Because childhood cancer is relatively rare, arising in 1 out of 285 children between birth and age 20 years, a pediatrician may diagnose a single case in the course of a career. Furthermore, the symptoms that eventually lead to a diagnosis of childhood cancer are frequently nonspecific. Children may have pain, pallor, decreased energy, unexplained bruising, and vomiting. These common presenting complaints to a pediatrician are most often due to a normal developmental process like growing or teething, or a comparatively innocent childhood ailment such as a self-limited viral illness, and many children who are ultimately diagnosed with cancer have been followed expectantly with a working diagnosis of viral illness for days to weeks. Abdominal distention caused by organomegaly is sometimes misdiagnosed as profound constipation by pediatricians unused to feeling enlarged viscera. In almost all cases, these provisional diagnoses on the way toward a discovery of childhood cancer do not alter the prognosis of the cancer or the approach to its treatment. However, parents frequently feel that they were not listened to and that the seriousness of their child’s condition was dismissed. This can lead to a fracture of the relationship with their child’s pediatrician at a time when the family feels most vulnerable and in need of support. Emerging from this limbo period, children and families benefit from learning what is known about their child’s cancer, how confident clinicians are in that knowledge, and what can be done to help their child. This is conveyed in one or more conversations sometimes described as the “Day One Talk.”

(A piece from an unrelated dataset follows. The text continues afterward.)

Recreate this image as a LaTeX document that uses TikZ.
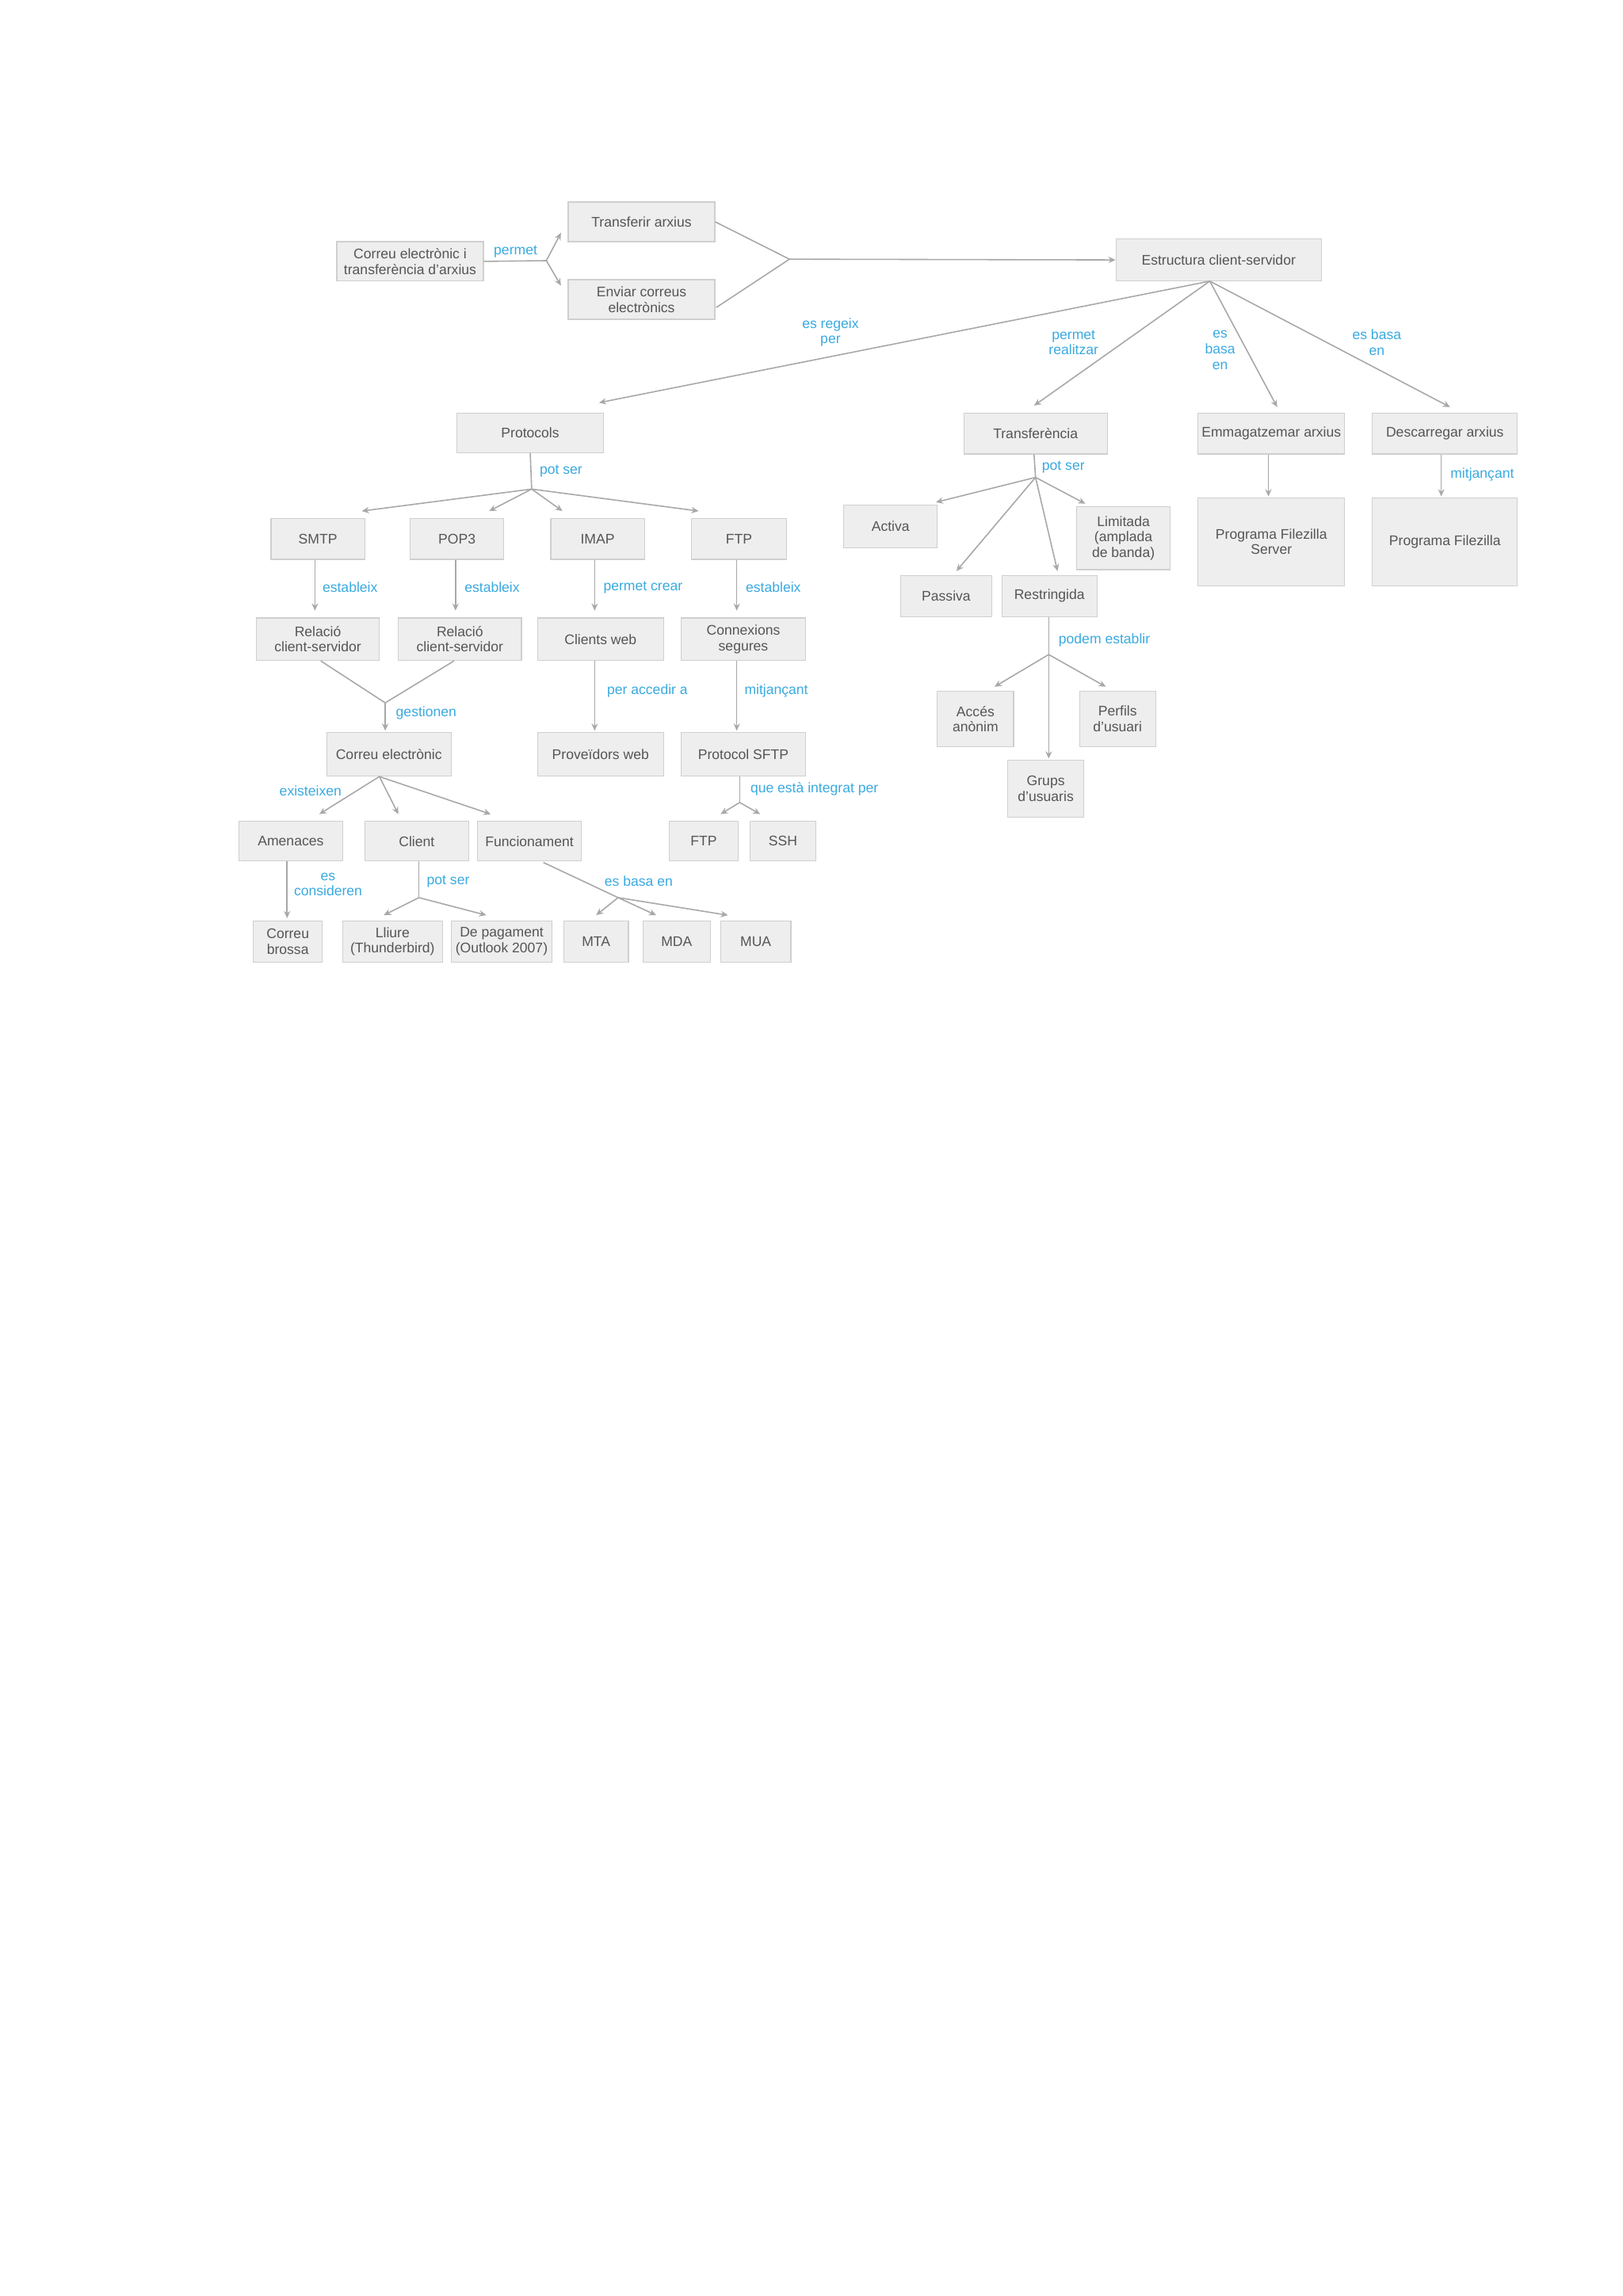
\documentclass[tikz,border=0pt]{standalone}
\usepackage{fontspec}
\setmainfont{Liberation Sans}
\usetikzlibrary{arrows.meta}
\definecolor{boxfill}{HTML}{EEEEEE}
\definecolor{boxline}{HTML}{CFCFCF}
\definecolor{txt}{HTML}{555555}
\definecolor{lnk}{HTML}{A8A8A8}
\definecolor{lbl}{HTML}{3AAAE0}
\begin{document}
\begin{tikzpicture}[x=0.01848cm, y=-0.01848cm,
  font=\fontsize{5}{5.6}\selectfont,
  box/.style={draw=boxline, line width=0.35pt, fill=boxfill, text=txt, align=center, inner sep=0pt},
  sz/.style 2 args={minimum width=#1*0.1848mm, minimum height=#2*0.1848mm},
  con/.style={draw=lnk, line width=0.45pt},
  arr/.style={con, -{Stealth[length=0.9mm,width=0.8mm]}},
  lab/.style={text=lbl, align=center, inner sep=0pt}]
\path[fill=white, use as bounding box] (0,0) rectangle (1108,1568);

% ---- boxes
\node[box, sz={100}{27}] (corr) at (280,178.5) {Correu electrònic i\\transferència d'arxius};
\node[box, sz={100}{27}] (transf) at (438,151.5) {Transferir arxius};
\node[box, sz={100}{27}] (enviar) at (438,204.5) {Enviar correus\\electrònics};
\node[box, sz={140}{29}] (estr) at (832,177.5) {Estructura client-servidor};
\node[box, sz={100}{27}] (prot) at (362,295.5) {Protocols};
\node[box, sz={98}{28}] (transfa) at (707,296) {Transferència};
\node[box, sz={100}{28}] (emmag) at (868,296) {Emmagatzemar arxius};
\node[box, sz={99}{28}] (desc) at (986.5,296) {Descarregar arxius};
\node[box, sz={64}{28}] (smtp) at (217,368) {SMTP};
\node[box, sz={64}{28}] (pop3) at (312,368) {POP3};
\node[box, sz={64}{28}] (imap) at (408,368) {IMAP};
\node[box, sz={65}{28}] (ftp) at (504.5,368) {FTP};
\node[box, sz={64}{29}] (activa) at (608,359.5) {Activa};
\node[box, sz={64}{43}] (limit) at (767,367.5) {Limitada\\(amplada\\de banda)};
\node[box, sz={62}{28}] (passiva) at (646,407) {Passiva};
\node[box, sz={65}{28}] (restr) at (716.5,407) {Restringida};
\node[box, sz={100}{60}] (pfs) at (868,370) {Programa Filezilla\\Server};
\node[box, sz={99}{60}] (pf) at (986.5,370) {Programa Filezilla};
\node[box, sz={84}{29}] (rel1) at (217,436.5) {Relació\\client-servidor};
\node[box, sz={84}{29}] (rel2) at (314,436.5) {Relació\\client-servidor};
\node[box, sz={86}{29}] (cweb) at (410,436.5) {Clients web};
\node[box, sz={85}{29}] (conn) at (507.5,436.5) {Connexions\\segures};
\node[box, sz={85}{30}] (correu) at (265.5,515) {Correu electrònic};
\node[box, sz={86}{30}] (prov) at (410,515) {Proveïdors web};
\node[box, sz={85}{30}] (sftp) at (507.5,515) {Protocol SFTP};
\node[box, sz={52}{38}] (acces) at (666,491) {Accés\\anònim};
\node[box, sz={52}{38}] (perfils) at (763,491) {Perfils\\d'usuari};
\node[box, sz={52}{39}] (grups) at (714,538.5) {Grups\\d'usuaris};
\node[box, sz={71}{27}] (amen) at (198.5,574.5) {Amenaces};
\node[box, sz={71}{27}] (client) at (284.5,574.5) {Client};
\node[box, sz={71}{27}] (func) at (361.5,574.5) {Funcionament};
\node[box, sz={47}{27}] (ftpb) at (480.5,574.5) {FTP};
\node[box, sz={45}{27}] (ssh) at (534.5,574.5) {SSH};
\node[box, sz={47}{28}] (brossa) at (196.5,643) {Correu\\brossa};
\node[box, sz={68}{28}] (lliure) at (268,643) {Lliure\\(Thunderbird)};
\node[box, sz={69}{28}] (pagam) at (342.5,643) {De pagament\\(Outlook 2007)};
\node[box, sz={44}{28}] (mta) at (407,643) {MTA};
\node[box, sz={46}{28}] (mda) at (462,643) {MDA};
\node[box, sz={48}{28}] (mua) at (516,643) {MUA};

% ---- junction points and arrow ends
\coordinate (f1) at (373,178);
\coordinate (m1) at (539,177);
\coordinate (e0) at (826,192);
\coordinate (p0) at (363,334);
\coordinate (g0) at (263,480);
\coordinate (s0) at (505,548);
\coordinate (c0) at (286,613);
\coordinate (u0) at (422,613);
\coordinate (r0) at (707,326);
\coordinate (q0) at (716,447);

% ---- connectors
\draw[con] (corr.east) -- (f1);
\draw[arr] (f1) -- (383,159) coordinate (tTransf);
\draw[arr] (f1) -- (383,195) coordinate (tEnviar);
\draw[con] (transf.east) -- (m1);
\draw[con] (489,210) coordinate (oEnviar) -- (m1);
\draw[arr] (m1) -- (estr.west);

\draw[arr] (e0) -- (409,275) coordinate (tProt);
\draw[arr] (e0) -- (706,277) coordinate (tTransfa);
\draw[arr] (e0) -- (872,278) coordinate (tEmmag);
\draw[arr] (e0) -- (990,278) coordinate (tDesc);

\draw[con] (prot.south) -- (p0);
\draw[arr] (p0) -- (247,349) coordinate (tSmtp);
\draw[arr] (p0) -- (334,349) coordinate (tPop);
\draw[arr] (p0) -- (384,349) coordinate (tImap);
\draw[arr] (p0) -- (477,349) coordinate (tFtp);

\draw[arr] (smtp.south -| 215,0) -- (215,417) coordinate (tRel1);
\draw[arr] (pop3.south -| 311,0) -- (311,417) coordinate (tRel2);
\draw[arr] (imap.south -| 406,0) -- (406,417) coordinate (tCweb);
\draw[arr] (ftp.south -| 503,0) -- (503,417) coordinate (tConn);

\draw[con] (rel1.south -| 219,0) -- (g0);
\draw[con] (rel2.south -| 310,0) -- (g0);
\draw[arr] (g0) -- (263,499) coordinate (tCorreu);
\draw[arr] (cweb.south -| 406,0) -- (406,499) coordinate (tProv);
\draw[arr] (conn.south -| 503,0) -- (503,499) coordinate (tSftp);

\draw[arr] (correu.south -| 259,0) -- (218,556) coordinate (tAmen);
\draw[arr] (correu.south -| 259,0) -- (272,556) coordinate (tClient);
\draw[arr] (correu.south -| 259,0) -- (335,556) coordinate (tFunc);

\draw[con] (sftp.south -| 505,0) -- (s0);
\draw[arr] (s0) -- (492,556) coordinate (tFtpb);
\draw[arr] (s0) -- (519,556) coordinate (tSsh);

\draw[arr] (amen.south -| 196,0) -- (196,627) coordinate (tBrossa);
\draw[con] (client.south -| 286,0) -- (c0);
\draw[arr] (c0) -- (262,625) coordinate (tLliure);
\draw[arr] (c0) -- (332,625) coordinate (tPagam);
\draw[con] (371,589) coordinate (oFunc) -- (u0);
\draw[arr] (u0) -- (407,625) coordinate (tMta);
\draw[arr] (u0) -- (448,625) coordinate (tMda);
\draw[arr] (u0) -- (497,625) coordinate (tMua);

\draw[con] (transfa.south -| 706,0) -- (r0);
\draw[arr] (r0) -- (639,343) coordinate (tActiva);
\draw[arr] (r0) -- (653,390) coordinate (tPassiva);
\draw[arr] (r0) -- (722,390) coordinate (tRestr);
\draw[arr] (r0) -- (741,344) coordinate (tLimit);

\draw[arr] (emmag.south -| 866,0) -- (866,339) coordinate (tPfs);
\draw[arr] (desc.south -| 984,0) -- (984,339) coordinate (tPf);

\draw[con] (restr.south -| 716,0) -- (q0);
\draw[arr] (q0) -- (679,469) coordinate (tAcces);
\draw[arr] (q0) -- (755,469) coordinate (tPerfils);
\draw[arr] (q0) -- (716,518) coordinate (tGrups);

% ---- labels
\node[lab] (l1) at (352,172) {permet};
\node[lab] (l2) at (567,227) {es regeix\\per};
\node[lab] (l3) at (733,234) {permet\\realitzar};
\node[lab] (l4) at (833,239) {es\\basa\\en};
\node[lab] (l5) at (940,234) {es basa\\en};
\node[lab] (l6) at (383,322) {pot ser};
\node[lab] (l7) at (239,401) {estableix};
\node[lab] (l8) at (336,401) {estableix};
\node[lab] (l9) at (439,401) {permet crear};
\node[lab] (l10) at (528,401) {estableix};
\node[lab] (l11) at (291,487) {gestionen};
\node[lab] (l12) at (442,472) {per accedir a};
\node[lab] (l13) at (530,472) {mitjançant};
\node[lab] (l14) at (212,540) {existeixen};
\node[lab] (l15) at (556,539) {que està integrat per};
\node[lab] (l16) at (224,604) {es\\consideren};
\node[lab] (l17) at (306,602) {pot ser};
\node[lab] (l18) at (436,602) {es basa en};
\node[lab] (l19) at (726,319) {pot ser};
\node[lab] (l20) at (1012,324) {mitjançant};
\node[lab] (l21) at (754,437) {podem establir};
\end{tikzpicture}
\end{document}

Psychosocial Trajectories Following a Diagnosis of Pediatric Cancer

Psychological distress is prevalent in the several weeks following a diagnosis of pediatric cancer. For most children, intensive cancer-directed treatment will begin within hours to days of arriving at a diagnosis. The diagnosis and initiation of treatment produce a sudden shift in the child’s day-to-day reality and identity. The child’s family and community are also affected. The entire family’s routine may need to be reworked, particularly if a parent will be stepping away from work and if there are siblings. Families are thus faced concurrently with learning about the child’s cancer and making decisions for the child’s care while attempting to refit their previous lives to accommodate the new routines around their child’s cancer treatment. Thus psychosocial assessment and provision of psychosocial support are crucial components of care in the diagnostic and early treatment phases of the illness trajectory. Psychosocial assessment may benefit from the use of structured instruments as well as cardinal questions that elicit hopes and worries.